Yes, Dudley has run a cautious campaign so far, offering more generalities than specifics on issues such as education, the economy and health care. For now, he lacks the depth and command of the details that other candidates, especially Alley, Republican John Lim and Kitzhaber, bring to gubernatorial debates.

Yet when you meet Dudley, you understand why Oregon’s GOP establishment has so quickly embraced him, showering him with more than $1 million in campaign funds and most of the party’s major endorsements.
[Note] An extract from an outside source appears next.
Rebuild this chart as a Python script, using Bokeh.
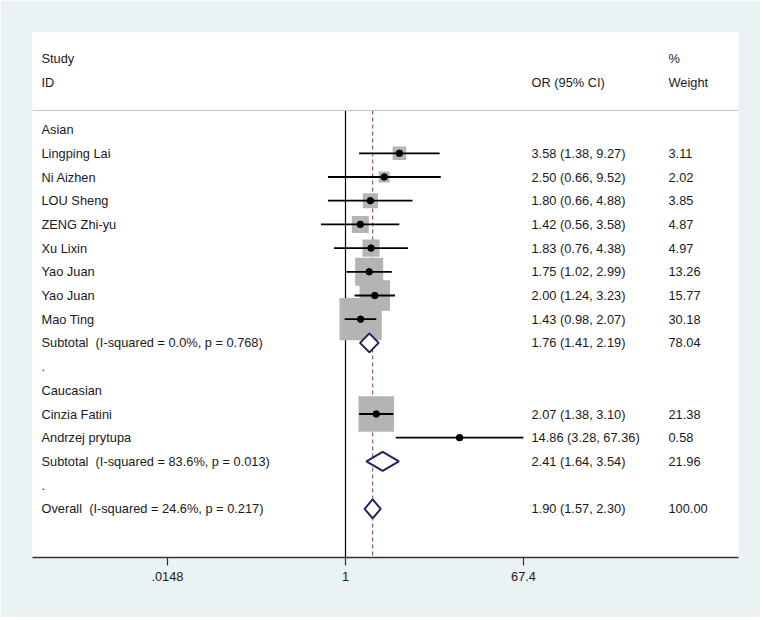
import math
from bokeh.plotting import figure
from bokeh.models import Range1d, FixedTicker, Span, ColumnDataSource
from bokeh.core.properties import value
from bokeh.embed import file_html
from bokeh.resources import INLINE

# ---------------- data ----------------
row_labels = ["Asian", "Lingping Lai", "Ni Aizhen", "LOU Sheng", "ZENG Zhi-yu", "Xu Lixin",
              "Yao Juan", "Yao Juan", "Mao Ting",
              "Subtotal \u00a0(I-squared = 0.0%, p = 0.768)", ".",
              "Caucasian", "Cinzia Fatini", "Andrzej prytupa",
              "Subtotal \u00a0(I-squared = 83.6%, p = 0.013)", ".",
              "Overall \u00a0(I-squared = 24.6%, p = 0.217)"]
row_index = [3, 4, 5, 6, 7, 8, 9, 10, 11, 12, 13, 14, 15, 16, 17, 18, 19]

study_rows = [4, 5, 6, 7, 8, 9, 10, 11, 15, 16]
study_or = [3.58, 2.50, 1.80, 1.42, 1.83, 1.75, 2.00, 1.43, 2.07, 14.86]
study_lo = [1.38, 0.66, 0.66, 0.56, 0.76, 1.02, 1.24, 0.98, 1.38, 3.28]
study_hi = [9.27, 9.52, 4.88, 3.58, 4.38, 2.99, 3.23, 2.07, 3.10, 67.36]
study_weight = [3.11, 2.02, 3.85, 4.87, 4.97, 13.26, 15.77, 30.18, 21.38, 0.58]

pooled_rows = [12, 17, 19]
pooled_or = [1.76, 2.41, 1.90]
pooled_lo = [1.41, 1.64, 1.57]
pooled_hi = [2.19, 3.54, 2.30]
pooled_weight = [78.04, 21.96, 100.00]

overall_or = 1.90
tick_values = [0.0148, 1, 67.4]
tick_labels = [".0148", "1", "67.4"]

# ---------------- layout helpers ----------------
PX0 = 345.0      # pixel of OR = 1 (page coords)
PPU = 42.27      # pixels per ln unit
ROW0 = 58.0      # pixel of row 0
ROWH = 23.7      # pixels per row


def px_to_x(px):
    return math.exp((px - PX0) / PPU)


def py_to_r(py):
    return (py - ROW0) / ROWH


W, H = 760, 617
FRAME_L, FRAME_R, FRAME_T, FRAME_B = 32, 738, 32, 557
header_r = py_to_r(110)

p = figure(width=W, height=H, output_backend="svg", toolbar_location=None,
           x_axis_type="log",
           x_range=Range1d(px_to_x(FRAME_L), px_to_x(FRAME_R)),
           y_range=Range1d(py_to_r(FRAME_B), py_to_r(FRAME_T)),
           min_border_left=FRAME_L, min_border_right=W - FRAME_R,
           min_border_top=FRAME_T, min_border_bottom=H - FRAME_B)
p.yaxis.visible = False
p.xgrid.visible = False
p.ygrid.visible = False
p.outline_line_color = None
p.background_fill_color = "white"
p.border_fill_color = "#EAF2F3"

FONT = value("Liberation Sans")
FS = "12.8px"
TC = "#1a1a1a"

# header separator
p.add_layout(Span(location=header_r, dimension="width", line_color="#C4C4C4", line_width=1))

# null line and overall line
bottom_r = py_to_r(FRAME_B)
p.segment(x0=[1], y0=[header_r], x1=[1], y1=[bottom_r], line_color="black", line_width=1.2)
p.segment(x0=[overall_or], y0=[header_r], x1=[overall_or], y1=[bottom_r],
          line_color="#9B5A6A", line_width=1.2, line_dash="4 3")

# weight boxes
box_sizes = [7.7 * math.sqrt(w) for w in study_weight]
src = ColumnDataSource(dict(x=study_or, y=study_rows, lo=study_lo, hi=study_hi, s=box_sizes))
p.scatter(x="x", y="y", size="s", marker="square", source=src,
          fill_color="#B4B4B4", line_color=None)
# CI lines
p.segment(x0="lo", y0="y", x1="hi", y1="y", source=src, line_color="black", line_width=1.8)
# points
p.scatter(x="x", y="y", size=6.5, marker="circle", source=src, fill_color="black", line_color="black")

# pooled diamonds
dh = 0.4
xs = [[lo, o, hi, o] for lo, o, hi in zip(pooled_lo, pooled_or, pooled_hi)]
ys = [[r, r - dh, r, r + dh] for r in pooled_rows]
p.patches(xs=xs, ys=ys, fill_color="white", line_color="#1E2460", line_width=2)

# text columns
x_lab = px_to_x(41)
x_or = px_to_x(531)
x_wt = px_to_x(668)

p.text(x=[x_lab, x_lab], y=[0, 1], text=["Study", "ID"], text_font=FONT, text_font_size=FS,
       text_baseline="middle", text_color=TC)
p.text(x=[x_or], y=[1], text=["OR (95% CI)"], text_font=FONT, text_font_size=FS,
       text_baseline="middle", text_color=TC)
p.text(x=[x_wt, x_wt], y=[0, 1], text=["%", "Weight"], text_font=FONT, text_font_size=FS,
       text_baseline="middle", text_color=TC)

p.text(x=[x_lab] * len(row_labels), y=row_index, text=row_labels, text_font=FONT,
       text_font_size=FS, text_baseline="middle", text_color=TC)

all_rows = study_rows + pooled_rows
or_txt = ["%.2f (%.2f, %.2f)" % (o, lo, hi) for o, lo, hi in
          zip(study_or + pooled_or, study_lo + pooled_lo, study_hi + pooled_hi)]
wt_txt = ["%.2f" % w for w in study_weight + pooled_weight]
p.text(x=[x_or] * len(all_rows), y=all_rows, text=or_txt, text_font=FONT, text_font_size=FS,
       text_baseline="middle", text_color=TC)
p.text(x=[x_wt] * len(all_rows), y=all_rows, text=wt_txt, text_font=FONT, text_font_size=FS,
       text_baseline="middle", text_color=TC)

# x axis
ax = p.xaxis[0]
ax.ticker = FixedTicker(ticks=tick_values)
ax.major_label_overrides = {t: l for t, l in zip(tick_values, tick_labels)}
ax.minor_tick_line_color = None
ax.major_tick_in = 0
ax.major_tick_out = 8
ax.axis_line_color = "#333333"
ax.axis_line_width = 1.5
ax.major_tick_line_color = "#333333"
ax.major_tick_line_width = 1.2
ax.major_label_text_font = "Liberation Sans"
ax.major_label_text_font_size = "12.8px"
ax.major_label_text_color = TC
ax.major_label_standoff = 6

open("out.html", "w").write(file_html(p, INLINE))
The Yale graduate is a quick learner, he’s humble and likable and perhaps most of all, he’s more or less Kitzhaber’s polar and political opposite.

Of all the candidates, Dudley speaks most clearly to the frustrations of Oregonians fed up, as he puts it, with “being 43rd in everything,” from school reform to higher education funding to job growth, and looking for something new, someone different, in a governor.

Yes, it is a leap of faith to nominate for governor a candidate with no political experience. But if there was ever a time to break from the past and from political convention, it is now. Republicans should nominate Dudley to challenge Kitzhaber and give voters a true choice for governor in the November general election.